Bring together all lines of the material below that contain the string "document".

## START

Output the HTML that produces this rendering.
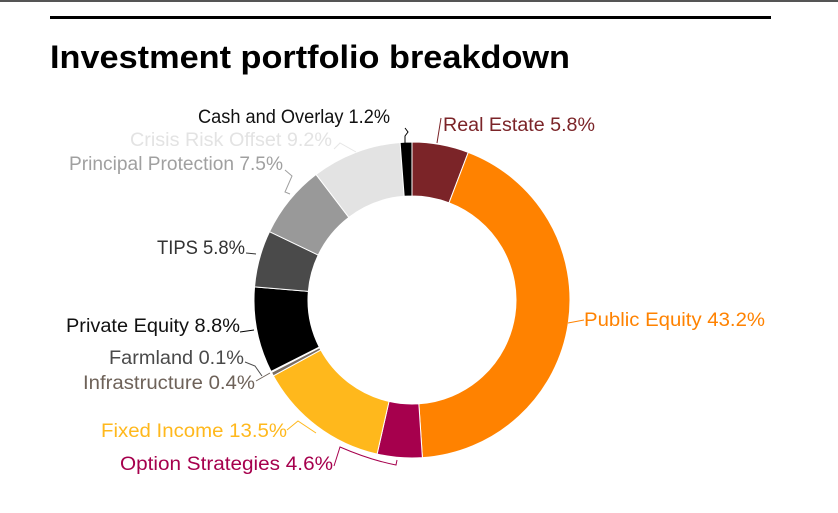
<!DOCTYPE html>
<html><head><meta charset="utf-8"><style>
html,body{margin:0;padding:0;background:#fff;width:838px;height:513px;overflow:hidden}
svg{display:block}
text{font-family:"Liberation Sans",sans-serif;font-size:19px}
</style></head><body>
<svg id="s" width="838" height="513" xmlns="http://www.w3.org/2000/svg">
<rect x="0" y="0" width="838" height="2" fill="#555"/>
<rect x="50" y="16" width="721" height="3" fill="#000"/>
<text x="50" y="68" style="font-size:32px;font-weight:bold" textLength="520" lengthAdjust="spacingAndGlyphs">Investment portfolio breakdown</text>
<g id="d"></g>
<g fill="none" stroke-width="1">
<polyline points="405,128 408,132 405,136 405,143" stroke="#000"/>
<polyline points="441,118 437,143" stroke="#7b2428"/>
<polyline points="334,149 340,143 356,152" stroke="#e6e6e6"/>
<polyline points="285,170 292,176 285,192 290,194" stroke="#a0a0a0"/>
<polyline points="246,253 256,254" stroke="#333"/>
<polyline points="568,323 584,320" stroke="#ff8200"/>
<polyline points="240,332 254,330" stroke="#000"/>
<polyline points="245,362 255,366 262,376" stroke="#4a4a4a"/>
<polyline points="256,381 270,373" stroke="#6e6259"/>
<polyline points="287,430 298,421 316,433" stroke="#ffb81c"/>
<path d="M334,466 L340,447 Q370,460 396,465 L397,460" stroke="#a6004d"/>
</g>
<text x="198" y="123" textLength="192" lengthAdjust="spacingAndGlyphs" fill="#111">Cash and Overlay 1.2%</text>
<text x="443" y="131" textLength="152" lengthAdjust="spacingAndGlyphs" fill="#7b2428">Real Estate 5.8%</text>
<text x="130" y="146" textLength="202" lengthAdjust="spacingAndGlyphs" fill="#e3e3e3">Crisis Risk Offset 9.2%</text>
<text x="69" y="170" textLength="214" lengthAdjust="spacingAndGlyphs" fill="#a0a0a0">Principal Protection 7.5%</text>
<text x="157" y="254" textLength="88" lengthAdjust="spacingAndGlyphs" fill="#333">TIPS 5.8%</text>
<text x="584" y="326" textLength="181" lengthAdjust="spacingAndGlyphs" fill="#ff8200">Public Equity 43.2%</text>
<text x="66" y="332" textLength="174" lengthAdjust="spacingAndGlyphs" fill="#111">Private Equity 8.8%</text>
<text x="109" y="364" textLength="135" lengthAdjust="spacingAndGlyphs" fill="#4a4a4a">Farmland 0.1%</text>
<text x="83" y="389" textLength="172" lengthAdjust="spacingAndGlyphs" fill="#6e6259">Infrastructure 0.4%</text>
<text x="101" y="437" textLength="186" lengthAdjust="spacingAndGlyphs" fill="#ffb81c">Fixed Income 13.5%</text>
<text x="120" y="470" textLength="213" lengthAdjust="spacingAndGlyphs" fill="#a6004d">Option Strategies 4.6%</text>
</svg>
<script>
var data=[[5.8,"#7b2428"],[43.2,"#ff8200"],[4.6,"#a6004d"],[13.5,"#ffb81c"],[0.4,"#7a6e64"],[0.1,"#4a4a4a"],[8.8,"#000"],[5.8,"#4a4a4a"],[7.5,"#999"],[9.2,"#e3e3e3"],[1.2,"#000"]];
var cx=412,cy=300,R=158,r=104,tot=100.1,a=0,h="";
function p(ang,rad){return [cx+rad*Math.sin(ang),cy-rad*Math.cos(ang)];}
data.forEach(function(d){var a0=a/tot*2*Math.PI;a+=d[0];var a1=a/tot*2*Math.PI;var l=(a1-a0)>Math.PI?1:0;
var p1=p(a0,R),p2=p(a1,R),p3=p(a1,r),p4=p(a0,r);
h+='<path d="M'+p1+' A'+R+','+R+' 0 '+l+' 1 '+p2+' L'+p3+' A'+r+','+r+' 0 '+l+' 0 '+p4+' Z" fill="'+d[1]+'" stroke="#fff" stroke-width="1"/>';});
document.getElementById("d").innerHTML=h;
</script>
</body></html>
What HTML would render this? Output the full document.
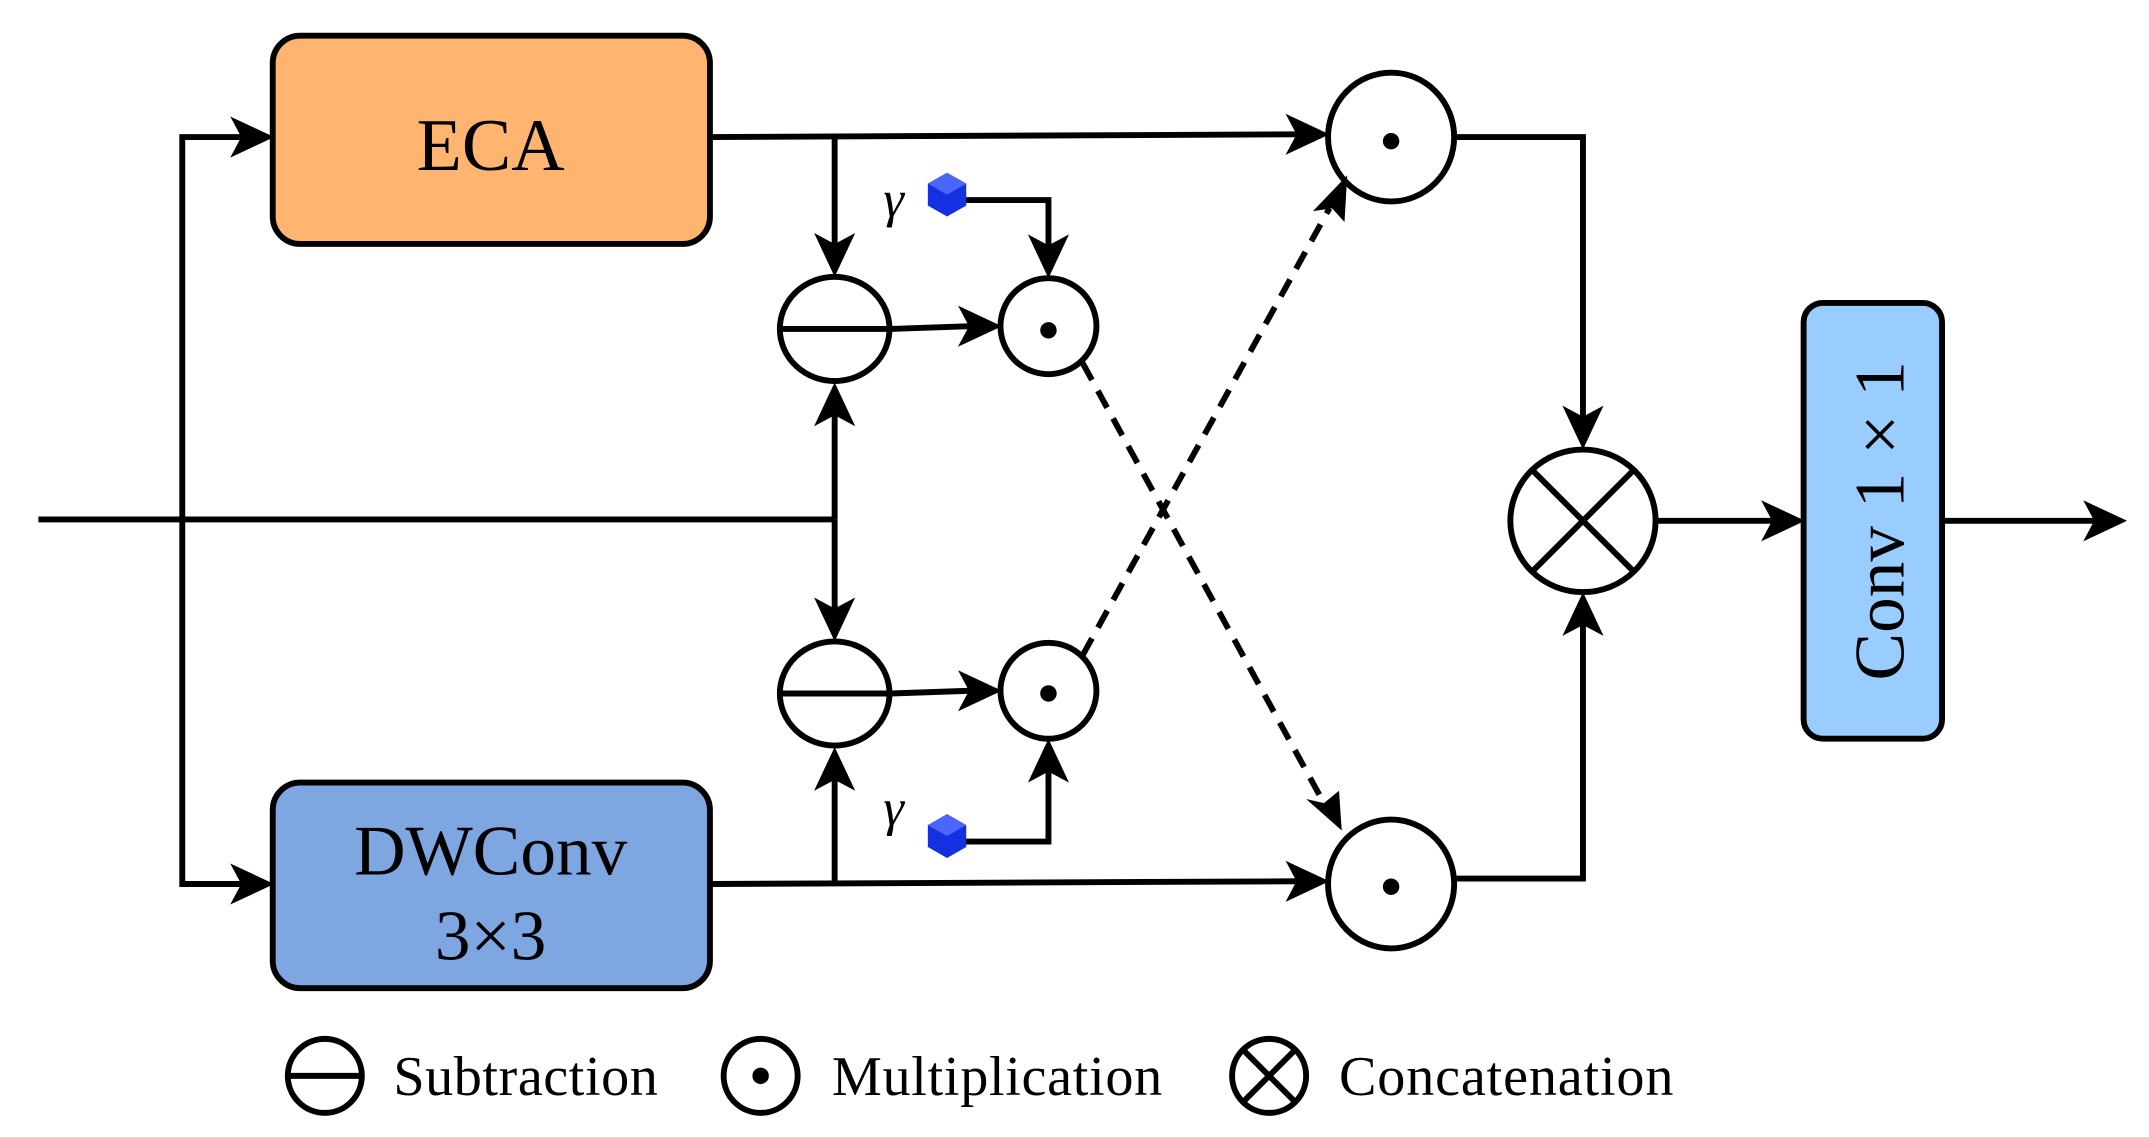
<!DOCTYPE html>
<html><head><meta charset="utf-8"><style>
html,body{margin:0;padding:0;background:#fff;}
svg{display:block;}
text{font-family:"Liberation Serif",serif;fill:#000;}
</style></head><body>
<svg width="2149" height="1137" viewBox="0 0 1568 829.6" xmlns="http://www.w3.org/2000/svg">
<g fill="none" stroke="#000" stroke-width="4.3">
<rect x="199" y="26" width="319" height="152" rx="20" fill="#FFB570"/>
<rect x="199" y="571" width="319" height="150" rx="20" fill="#7EA6E0"/>
<rect x="1316" y="221" width="101" height="318" rx="14" fill="#99CCFF"/>
<line x1="28" y1="379" x2="609" y2="379"/>
<polyline points="180,100 133,100 133,645 180,645"/>
<line x1="518" y1="100" x2="948" y2="98"/>
<line x1="518" y1="645" x2="948" y2="643"/>
<line x1="609" y1="100" x2="609" y2="180"/>
<line x1="609" y1="379" x2="609" y2="300"/>
<line x1="609" y1="379" x2="609" y2="447"/>
<line x1="609" y1="645" x2="609" y2="563"/>
<line x1="650" y1="240" x2="708" y2="238"/>
<line x1="650" y1="506" x2="708" y2="504"/>
<polyline points="700,146 765,146 765,182"/>
<polyline points="700,614 765,614 765,560"/>
<polyline points="1062,100 1155,100 1155,310"/>
<polyline points="1062,641 1155,641 1155,450"/>
<line x1="1208" y1="380" x2="1295" y2="380"/>
<line x1="1417" y1="380" x2="1532" y2="380"/>
<line x1="790" y1="265" x2="966" y2="586" stroke-dasharray="14,9"/>
<line x1="790" y1="478" x2="970" y2="152" stroke-dasharray="14,9"/>
<ellipse cx="609" cy="240" rx="40" ry="38" fill="#fff"/>
<line x1="569" y1="240" x2="649" y2="240"/>
<ellipse cx="609" cy="506" rx="40" ry="38" fill="#fff"/>
<line x1="569" y1="506" x2="649" y2="506"/>
<circle cx="765" cy="238" r="35" fill="#fff"/>
<circle cx="765" cy="504" r="35" fill="#fff"/>
<ellipse cx="1015" cy="100" rx="46" ry="47" fill="#fff"/>
<ellipse cx="1015" cy="645" rx="46" ry="47" fill="#fff"/>
<ellipse cx="1155" cy="380" rx="53" ry="52" fill="#fff"/>
<line x1="1118" y1="343" x2="1192" y2="417"/>
<line x1="1192" y1="343" x2="1118" y2="417"/>
<circle cx="237" cy="785" r="27"/>
<line x1="210" y1="785" x2="264" y2="785"/>
<circle cx="555" cy="785" r="27"/>
<circle cx="926" cy="785" r="27"/>
<line x1="907" y1="766" x2="945" y2="804"/>
<line x1="945" y1="766" x2="907" y2="804"/>
</g>
<g fill="#000">
<circle cx="765" cy="241" r="6"/><circle cx="765" cy="506" r="6"/>
<circle cx="1015" cy="103" r="6"/><circle cx="1015" cy="647" r="6"/>
<circle cx="555" cy="785" r="6"/>
<polygon points="200,100 168,85 176,100 168,115"/>
<polygon points="200,645 168,630 176,645 168,660"/>
<polygon points="609,202 594,170 609,178 624,170"/>
<polygon points="609,279 594,311 609,303 624,311"/>
<polygon points="609,468 594,436 609,444 624,436"/>
<polygon points="609,545 594,577 609,569 624,577"/>
<polygon points="731,238 699,223 707,238 699,253"/>
<polygon points="731,504 699,489 707,504 699,519"/>
<polygon points="765,203 750,171 765,179 780,171"/>
<polygon points="765,539 750,571 765,563 780,571"/>
<polygon points="970,98 938,83 946,98 938,113"/>
<polygon points="970,643 938,628 946,643 938,658"/>
<polygon points="1155,328 1140,296 1155,304 1170,296"/>
<polygon points="1155,432 1140,464 1155,456 1170,464"/>
<polygon points="1317,380 1285,365 1293,380 1285,395"/>
<polygon points="1552,380 1520,365 1528,380 1520,395"/>
<polygon points="979,606 953,583 966,586 977,577"/>
<polygon points="983,128 981,162 972,152 958,154"/>
</g>
<g>
<polygon points="677,134 691,126 705,134 705,150 691,158 677,150" fill="#1530E0"/>
<polygon points="677,134 691,126 705,134 691,142" fill="#4A66FF"/>
<polygon points="677,602 691,594 705,602 705,618 691,626 677,618" fill="#1530E0"/>
<polygon points="677,602 691,594 705,602 691,610" fill="#4A66FF"/>
</g>
<text x="652" y="158" font-size="38" font-style="italic" text-anchor="middle">γ</text>
<text x="652" y="602" font-size="38" font-style="italic" text-anchor="middle">γ</text>
<text x="358" y="124" font-size="54" text-anchor="middle">ECA</text>
<text x="358" y="638" font-size="52" text-anchor="middle">DWConv</text>
<text x="358" y="700" font-size="52" text-anchor="middle">3×3</text>
<text transform="translate(1389,380) rotate(-90)" font-size="52" text-anchor="middle">Conv 1 × 1</text>
<text x="287" y="799" font-size="41" textLength="193">Subtraction</text>
<text x="607" y="799" font-size="41" textLength="241">Multiplication</text>
<text x="977" y="799" font-size="41" textLength="244">Concatenation</text>
</svg>
</body></html>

## END

__Result for this exercise__:
document.getElementById("d").innerHTML=h;
What HTML would render this? Output the full document.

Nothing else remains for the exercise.